### [TASK TO CARRY OUT]
Reproduce exactly and only the lines running from the one with "Write the React, TypeScript" through the one with "Chart.register(...registerables);", both end lines included.

[Rows from a dataset]
---

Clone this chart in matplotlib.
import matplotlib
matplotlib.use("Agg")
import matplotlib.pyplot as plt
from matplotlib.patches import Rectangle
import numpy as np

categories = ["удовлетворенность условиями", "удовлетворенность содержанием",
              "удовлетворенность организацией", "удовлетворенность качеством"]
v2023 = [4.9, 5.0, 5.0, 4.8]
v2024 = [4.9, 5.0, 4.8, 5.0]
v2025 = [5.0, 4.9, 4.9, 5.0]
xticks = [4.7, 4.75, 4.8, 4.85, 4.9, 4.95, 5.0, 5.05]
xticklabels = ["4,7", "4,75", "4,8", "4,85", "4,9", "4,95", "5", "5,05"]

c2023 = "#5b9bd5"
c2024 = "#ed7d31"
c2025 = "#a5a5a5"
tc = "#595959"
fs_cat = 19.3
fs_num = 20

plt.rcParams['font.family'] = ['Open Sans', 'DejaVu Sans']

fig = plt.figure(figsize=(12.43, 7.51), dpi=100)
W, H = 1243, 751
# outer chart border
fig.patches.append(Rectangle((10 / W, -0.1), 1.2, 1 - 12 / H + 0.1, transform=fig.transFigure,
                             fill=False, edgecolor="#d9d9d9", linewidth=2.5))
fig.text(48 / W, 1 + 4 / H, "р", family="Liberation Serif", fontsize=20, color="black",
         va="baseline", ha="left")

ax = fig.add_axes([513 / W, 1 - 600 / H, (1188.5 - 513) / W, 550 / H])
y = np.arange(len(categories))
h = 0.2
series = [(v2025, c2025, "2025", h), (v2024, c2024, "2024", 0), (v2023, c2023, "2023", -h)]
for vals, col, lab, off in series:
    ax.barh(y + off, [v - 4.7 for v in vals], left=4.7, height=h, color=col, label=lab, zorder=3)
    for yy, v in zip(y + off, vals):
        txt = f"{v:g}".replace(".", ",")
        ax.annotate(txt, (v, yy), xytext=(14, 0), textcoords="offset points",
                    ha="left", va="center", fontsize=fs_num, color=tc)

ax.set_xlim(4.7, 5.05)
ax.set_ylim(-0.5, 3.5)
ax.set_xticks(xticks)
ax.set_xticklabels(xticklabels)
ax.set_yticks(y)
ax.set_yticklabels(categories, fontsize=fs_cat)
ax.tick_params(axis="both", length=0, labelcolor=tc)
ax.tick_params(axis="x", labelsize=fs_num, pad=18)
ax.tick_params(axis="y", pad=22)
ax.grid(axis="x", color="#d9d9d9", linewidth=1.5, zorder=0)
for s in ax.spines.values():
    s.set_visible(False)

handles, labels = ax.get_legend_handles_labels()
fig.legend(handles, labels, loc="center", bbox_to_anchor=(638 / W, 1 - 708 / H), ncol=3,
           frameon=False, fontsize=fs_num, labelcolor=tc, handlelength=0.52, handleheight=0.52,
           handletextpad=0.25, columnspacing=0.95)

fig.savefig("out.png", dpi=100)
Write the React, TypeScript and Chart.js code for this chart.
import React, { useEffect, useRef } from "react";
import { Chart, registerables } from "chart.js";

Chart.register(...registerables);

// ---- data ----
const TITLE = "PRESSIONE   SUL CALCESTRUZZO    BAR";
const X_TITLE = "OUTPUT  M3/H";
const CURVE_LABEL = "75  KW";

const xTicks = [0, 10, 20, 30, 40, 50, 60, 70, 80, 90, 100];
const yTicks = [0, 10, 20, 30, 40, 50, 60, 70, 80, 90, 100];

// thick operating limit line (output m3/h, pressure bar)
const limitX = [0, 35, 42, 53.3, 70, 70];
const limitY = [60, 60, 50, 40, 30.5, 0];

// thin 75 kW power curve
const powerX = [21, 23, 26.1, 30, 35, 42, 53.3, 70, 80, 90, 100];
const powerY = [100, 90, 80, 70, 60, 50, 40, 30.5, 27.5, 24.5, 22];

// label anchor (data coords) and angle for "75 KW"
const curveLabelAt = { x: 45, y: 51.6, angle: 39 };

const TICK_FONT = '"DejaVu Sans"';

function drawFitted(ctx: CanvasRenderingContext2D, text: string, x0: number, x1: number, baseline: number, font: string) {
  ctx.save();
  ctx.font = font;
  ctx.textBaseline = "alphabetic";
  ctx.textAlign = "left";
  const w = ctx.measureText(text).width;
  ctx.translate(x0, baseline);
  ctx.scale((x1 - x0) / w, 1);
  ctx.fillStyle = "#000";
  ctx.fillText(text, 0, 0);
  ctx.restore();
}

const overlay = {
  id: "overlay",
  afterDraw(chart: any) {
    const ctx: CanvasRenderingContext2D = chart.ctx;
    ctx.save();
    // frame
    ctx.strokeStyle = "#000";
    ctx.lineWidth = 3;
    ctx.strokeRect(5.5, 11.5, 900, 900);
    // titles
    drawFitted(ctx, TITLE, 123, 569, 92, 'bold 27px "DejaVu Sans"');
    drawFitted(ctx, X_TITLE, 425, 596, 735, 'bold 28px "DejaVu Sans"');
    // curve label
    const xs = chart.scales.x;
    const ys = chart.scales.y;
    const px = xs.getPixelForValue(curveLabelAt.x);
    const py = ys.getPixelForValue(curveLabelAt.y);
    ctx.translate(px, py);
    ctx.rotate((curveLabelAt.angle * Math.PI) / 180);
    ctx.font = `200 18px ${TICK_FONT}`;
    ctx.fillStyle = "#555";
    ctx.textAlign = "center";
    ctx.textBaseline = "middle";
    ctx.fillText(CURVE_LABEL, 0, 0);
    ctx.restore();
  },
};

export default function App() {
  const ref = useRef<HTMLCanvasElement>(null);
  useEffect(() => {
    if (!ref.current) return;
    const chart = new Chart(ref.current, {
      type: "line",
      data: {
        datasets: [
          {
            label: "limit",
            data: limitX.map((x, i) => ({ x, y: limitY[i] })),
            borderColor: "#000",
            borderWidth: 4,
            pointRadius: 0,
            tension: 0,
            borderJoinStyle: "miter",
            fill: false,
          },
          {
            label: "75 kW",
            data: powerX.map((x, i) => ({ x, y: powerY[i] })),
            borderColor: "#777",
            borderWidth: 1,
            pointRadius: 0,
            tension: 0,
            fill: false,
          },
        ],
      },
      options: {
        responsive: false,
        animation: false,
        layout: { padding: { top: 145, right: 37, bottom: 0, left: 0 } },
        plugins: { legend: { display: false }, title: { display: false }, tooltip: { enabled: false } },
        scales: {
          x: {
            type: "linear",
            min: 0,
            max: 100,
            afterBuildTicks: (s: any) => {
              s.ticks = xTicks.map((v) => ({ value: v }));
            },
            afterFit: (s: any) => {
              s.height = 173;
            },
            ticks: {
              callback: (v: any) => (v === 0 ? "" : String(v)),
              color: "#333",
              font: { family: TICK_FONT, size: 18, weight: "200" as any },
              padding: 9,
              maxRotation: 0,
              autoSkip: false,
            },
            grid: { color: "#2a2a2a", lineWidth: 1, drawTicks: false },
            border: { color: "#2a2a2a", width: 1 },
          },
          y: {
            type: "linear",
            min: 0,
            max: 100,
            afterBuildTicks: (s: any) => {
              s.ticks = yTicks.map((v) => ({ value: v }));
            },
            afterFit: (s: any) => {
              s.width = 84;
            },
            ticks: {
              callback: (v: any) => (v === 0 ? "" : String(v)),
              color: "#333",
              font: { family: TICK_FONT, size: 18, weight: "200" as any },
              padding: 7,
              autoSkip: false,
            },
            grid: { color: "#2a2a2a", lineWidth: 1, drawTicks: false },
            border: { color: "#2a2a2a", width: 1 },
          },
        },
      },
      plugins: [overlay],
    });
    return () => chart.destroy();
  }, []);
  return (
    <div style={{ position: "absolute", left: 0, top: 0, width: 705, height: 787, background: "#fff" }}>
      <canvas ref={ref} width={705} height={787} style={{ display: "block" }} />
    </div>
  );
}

---

### [REPLY TO THE TASK]
Write the React, TypeScript and Chart.js code for this chart.
import React, { useEffect, useRef } from "react";
import { Chart, registerables } from "chart.js";

Chart.register(...registerables);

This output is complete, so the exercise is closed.